The work of Joke Hansen (°1979) manifests itself as a large collection of questions regarding the how and what of painting. In her work Hansen is incessantly on the move, in search of the next step, the next level, trying to find answers to painterly questions that arise. The constant movement during this search is what often constitutes the subject matter of her visual language. For example in the paintings Maze (2020) and Minecraft (2020), the two paintings seem to represent a walking or climbing course, with titles that refer to the world of computers and gaming. However, here it’s not the player who takes on the role of an avatar and has to go on an adventure tour to overcome all kinds of obstacles and climb further and further each time. Here, it’ s the artist herself and subsequently the viewer, who goes on an endless journey of looking, reviewing and recalibrating. In this same endless loop of exercise, Hansen’s working method circles non-stop around paintings, collages and sculptures. The discipline of painting is the unmistakable axis which propels her visual conception, the leitmotiv in her relentless search for the right image. By exploring the boundaries of the medium to the bone in terms of shape, surface and paint, her works often present themselves almost as fremdkörper, as if they themselves are surprised of what they’ve become.
This not shying away from fundamental questions regarding painting, the inexhaustible search and the radical push-through of painting on canvas led, some two years ago, to Hansens first cut outs and shaped canvases, which can be seen in this exhibition. Ever since, her practice has become a permanent and almost obsessive attempt to break out of the traditional canvas, in constant discussion and manipulation of the classical canvas or panel in its closed form; rectangle, square, circle, oval. A road to be taken is often the subject of a painting: a tube structure, u-shaped pipes, technical environments, an exhaust pipe that flows into a cloud that seems to have become an onomatopee for an exit. Works such as U-turn (2018), Funk (2019) and Mogwai (2020) are great examples of this. Hansen’s work sometimes leads to very futuristic fantasy images which are humanized here and there by adding eyes (looking back at the viewer). Other forms remind us, almost in a Baldessari way, of human senses and give the paintings a self-conscious character, reversing the direction of viewer.
Only two of the fourteen works on show in ‘SAMPLES’ are painted on a rectangular canvas. In these paintings there are already references to the later sculpted canvases, yet still neatly within the expectations of the standardized outline of a canvas. This involuntarily raises a new awareness for the viewer: the focus in freely formed canvases will not be so much on the ‘what (is pictured here)’ but on the ‘how (is it pictured)’.
When viewing a classic painting, the viewer is more concerned with what the picture represents or means and less concerned with the presence of the canvas as an object, the painting as a physical presence in the room, on the wall. By showing shaped canvases and cut outs, Hansen also brings the viewer to a different level of looking, reading, understanding.
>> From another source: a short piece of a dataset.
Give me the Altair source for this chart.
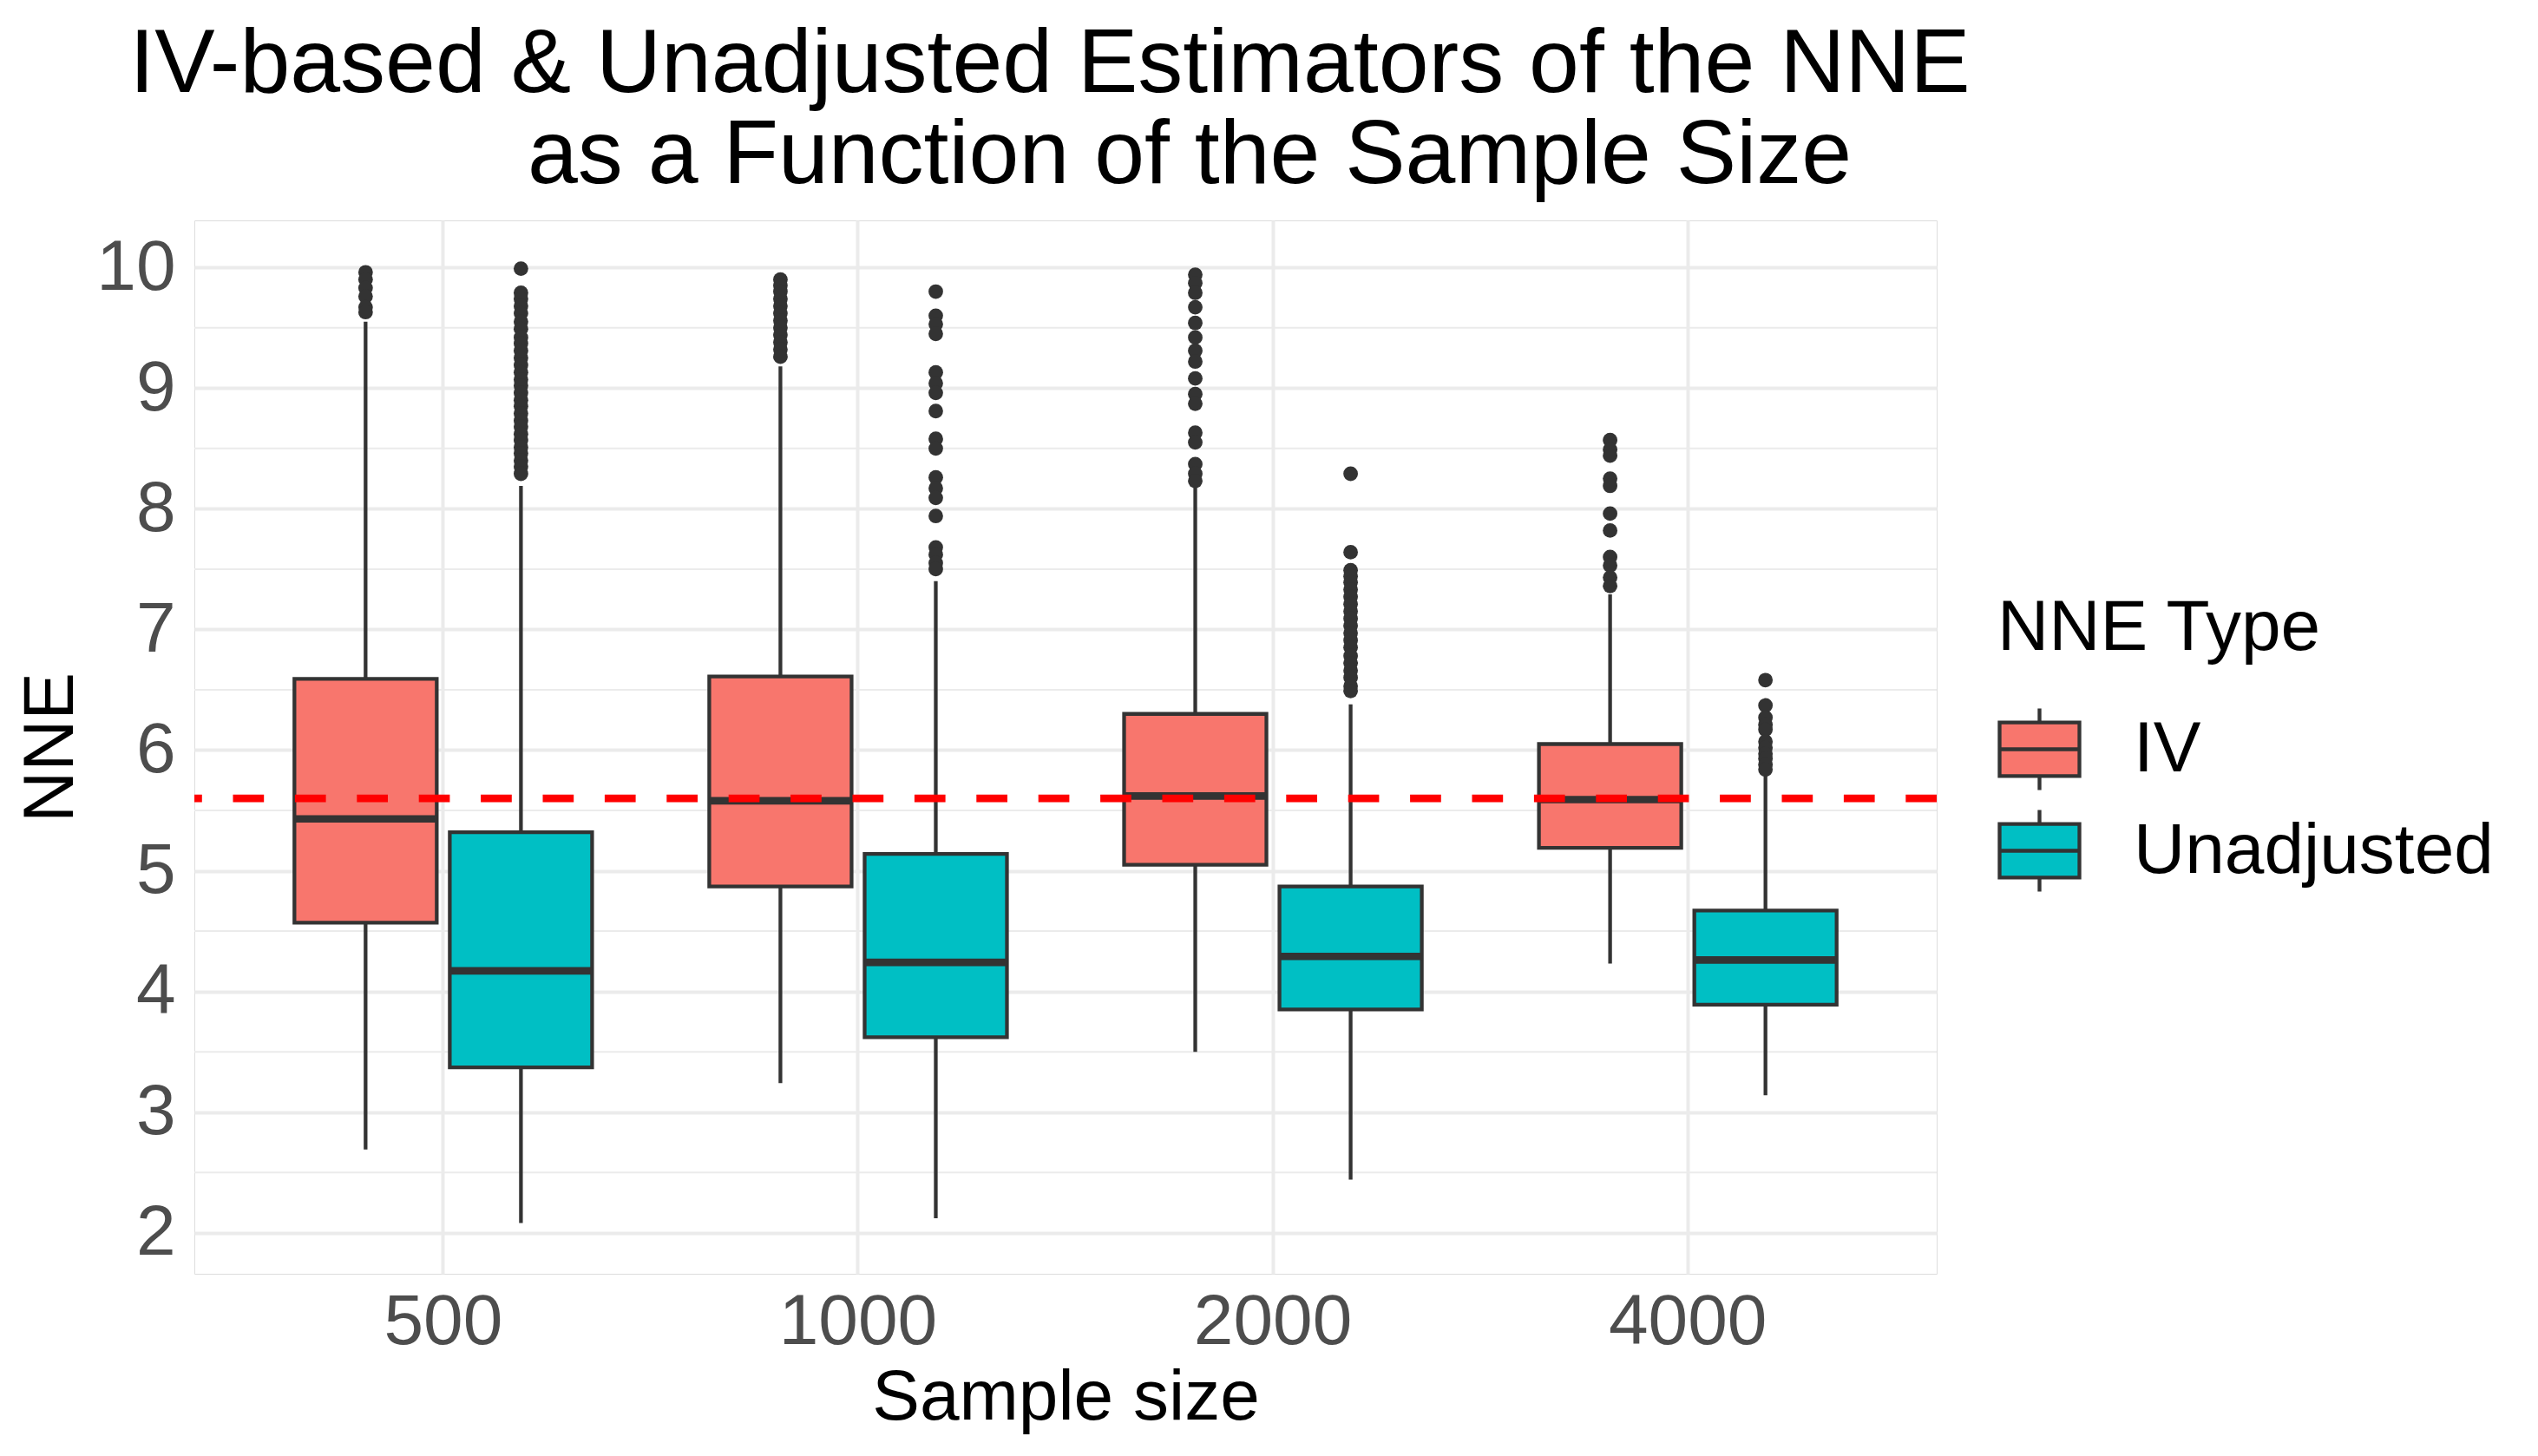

Of course, this rebelling against the defined limits of painterly standards is not new. In the 1960s, for example, Frank Stella decided to remove the leftovers from his compositions in order to nullify the supremacy of the canvas over the image (and vice versa), to break the ‘tyranny’ of the rectangle. This is also an important motivation for Hansen: to free oneself from the dogmatic limitations of the canvas by deciding its shape, hereby determining the entire further creation process during the first act. Hansen explores the dimensions of the medium not only through form but also through the use of paint, pencil lines and brush or comb strokes, hereby releasing all kinds of unexpected shapes, colors and textures on the surface. Searching for expression in different ways of paint application, color use and color combinations becomes an end in itself. For example, a chilly, machine-technological chrome colour is being applied pontifically next to/against a soft pink or light blue pastel shape. In a rather casual manner, hard and soft, loud and quiet, ratio and feeling are placed opposite or next to each other.
Hansen treats them as equal in their appearance and allows the dissonance and the ‘resentment’, the sometimes ‘twisting’ colors to just be there, she lets it happen. The presence of cartoonish elements and references to comics give Hansen’s work an ironic touch and in particular a sharp and witty character. This in turn stimulates the viewer to question his or her way of looking. Her work presents itself as an endless and refreshing sample card of the (painterly) world as it is: nothing is impossible. When this does seem the case, then it’s only a matter of adapting, re-organizing and reforming. The revolution is always at one’s fingertips / is always within reach.